Thursday, June 11, 2009

Reality

I thought today would be a normal day after my tuition. Watch television had lunch, watch television till dinner then had my dinner smsing julia. Until my mom came back and asked me this question that i dread to answer. I swear upon god i hate it when my mom asks me this, " what do you want to be when you grow up" Immediately i knew something was wrong. Immediately it hit my mind she doesn't like tattoos and pierce at all, i think she doesn't have to pretend to make my feel at ease.

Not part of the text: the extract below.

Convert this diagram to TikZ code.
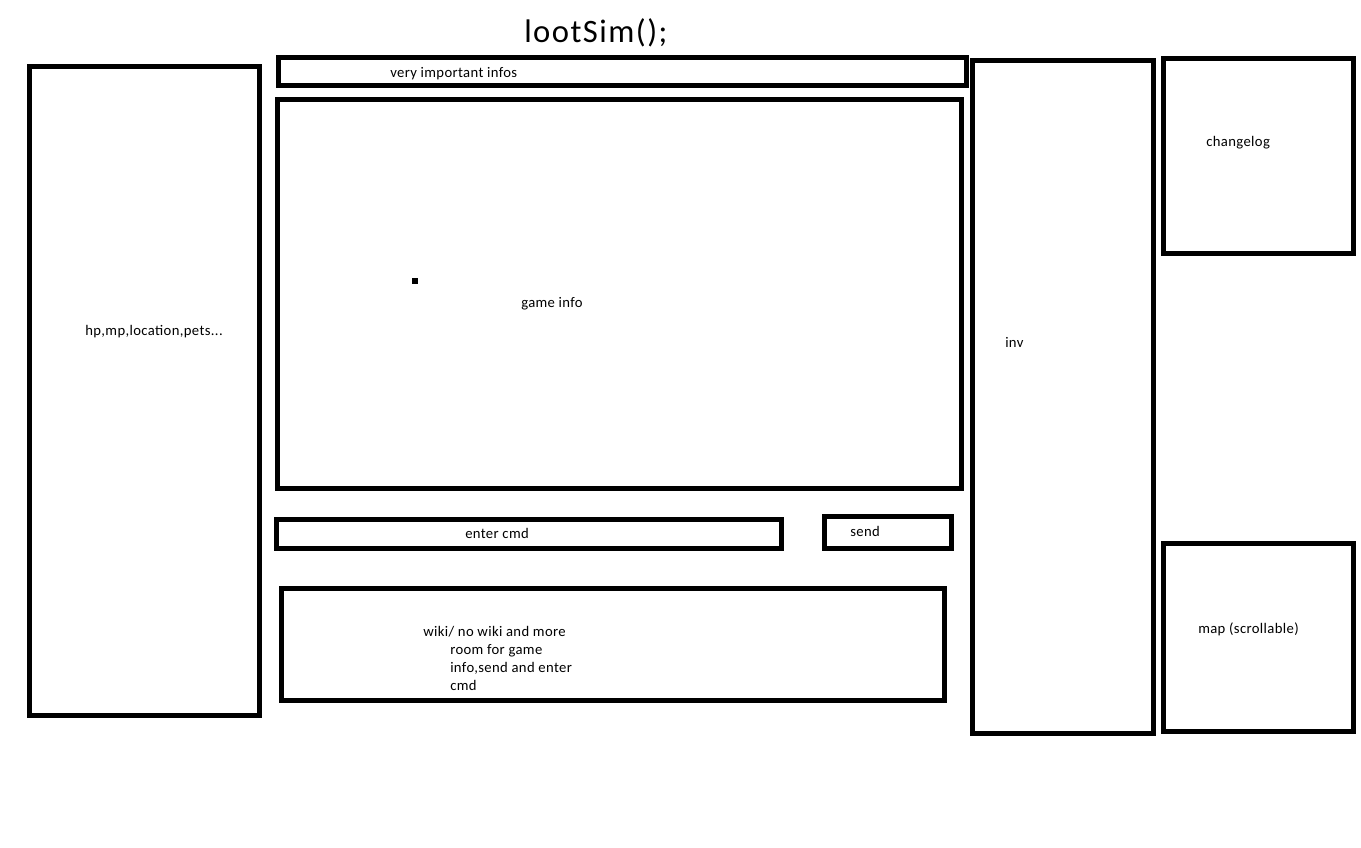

Now so many things are running through my head. Why is my mom like this, why am i here, why was i born into this world, why my mom is against tattoos and piercing & fuck don't give me the same stupid line that your grandmother said " you parents born you out perfect then you go and pierce a hole, do tattoo for what." Ladies and gentlemen right there, that sentence is nothing but bullshit. Many people have told me if you have a dream just go for it if not you will regret, many others just say must have knowledge first then do what you want. I think both are right. Some people succeed even when they don't have a dioploma or a degree well the others succeed because they studied hard enough.

My mom told me apprenticeship takes a very long time. They will make use of you they will ask you to sweep the floor, then they teach you very slowly. I thought about it and i told my mom if there's a school for tattoo there's no reason i won't go but the thing is, there isn't. Or how about i don't care about the h1n1 thing and head straight to the states to get a diploma in two years then come back for army and after army get a degree then pursue tattoo art. After such a long journey i'm still back at apprenticeship, TATTOO ART IS A SKILL DAMN IT IT'S NOT A THING YOU CAN LEARN IN FIVE MINUTES, SHIT!

So just now i went to ask my mom this question, "do you like tattoos?"
then she started to say ," no it's not i don't like it's..."
I interrupted," just tell me you like it or not..."
"NO" my mom said,
I went back to my room i asked myself what makes my mom go against tattoo art? What is it? What the fuck is it? Did she had a bad dream where the tattoo came to life and ate her cookies? Is that it? why does she dislike it so much why? Is it because she think it's gang related? is it?

I hate studying that's the last thing i would do but since it's this way and my mom dislikes it so much. Shall i take a new route? Should i go for something else? Should i? should i not? I hate this right now.